Allerdings lag dem Rechtsstreit Karin Mau die völlig anders geartete Regel des § 183 dSGB zugrunde: Nach dieser deutschen Regelung besteht ein Anspruch auf Insolvenzgeld ausschließlich für die dem Stichtag vorausgehenden drei Monate des Arbeitsverhältnisses. Eine der österreichischen Regelung vergleichbare Möglichkeit, durch gerichtliche Geltendmachung von Ansprüchen aus dem Arbeitsverhältnis auch Entgeltansprüche zu sichern, die vor den letzten drei Monaten vor dem Stichtag fällig wurden, besteht nicht. Dadurch würde aber die Anwendung des § 183 dSGB zu dem mit der Richtlinie nicht vereinbaren Ergebnis führen, das eine in einem aufrechten Arbeitsverhältnis stehende Arbeitnehmerin, die in den letzten drei Monaten vor dem deutschen Stichtag aufgrund eines Beschäftigungsverbotes oder eines Erziehungsurlaubes nicht tätig war und daher auch keine Entgeltansprüche hatte, keinen Anspruch auf die nach der Richtlinie zumindest zustehenden drei Monatsentgelte hätte. Da diese deutsche Regelung, wie bereits ausgeführt, mit der österreichischen Regelung nicht vergleichbar ist, der Arbeitnehmer vielmehr nach § 3a Abs 1 IESG bei gerichtlicher Geltendmachung auch Insolvenz-Ausfallgeld für Zeiträume erhält, die außerhalb des Sicherungszeitraumes liegen, bestehen keine Bedenken gegen die Richtlinienkonformität des § 3a Abs 1 IESG.
Der unberechtigten Revision der Klägerin war daher ein Erfolg zu versagen.
Gründe für einen Kostenzuspruch nach Billigkeit sind nicht zu erkennen: Unterliegt der Versicherte im gerichtlichen Verfahren zur Gänze, hat er dem Grunde und der Höhe nach einen nach den in § 77 Z 2 lit b ASGG genannten Maßstäben zu beurteilenden Kostenersatzanspruch.
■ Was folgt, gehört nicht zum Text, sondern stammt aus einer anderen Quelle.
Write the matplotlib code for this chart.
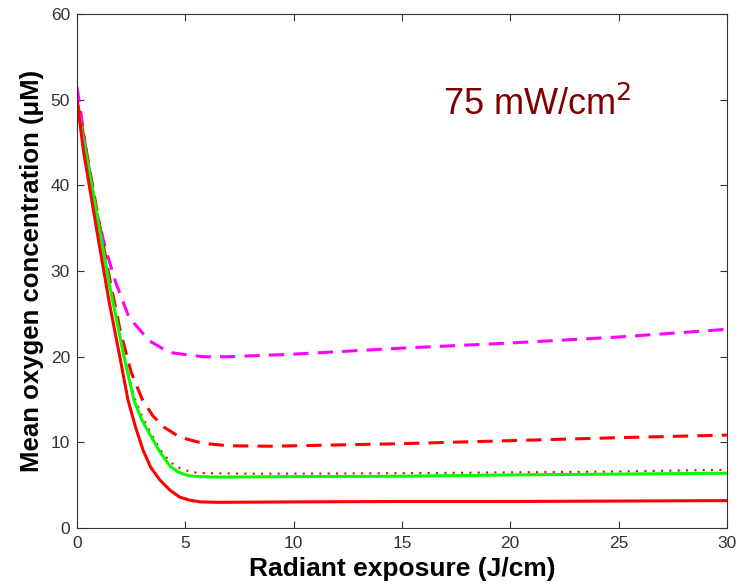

Nach dem Wortlaut der Bestimmung setzt ein Kostenersatz nach Billigkeit voraus, dass sowohl tatsächliche oder rechtliche Schwierigkeiten des Verfahrens vorliegen als auch die Einkommens- und Vermögensverhältnisse des Versicherten einen Kostenersatz nahelegen. Es ist Sache des Versicherten, Umstände, die einen Kostenzuspruch nach Billigkeit rechtfertigen können, geltend zu machen (Neumayr in ZellKomm § 77 ASGG Rz 13 f; RIS-Justiz RS0085829; 10 ObS 106/03s). Dass ihre Einkommens- und Vermögensverhältnisse einen Kostenersatz nahelegen, hat die Klägerin weder vorgebracht noch ergeben sich dafür aus dem Akteninhalt ausreichende Anhaltspunkte, in welchem Fall vom Erfordernis der Bescheinung abgesehen werden könnte (10 ObS 106/03s) Darauf, ob das Kriterium der tatsächlichen oder rechtlichen Schwierigkeiten erfüllt ist, kommt es daher nicht mehr an.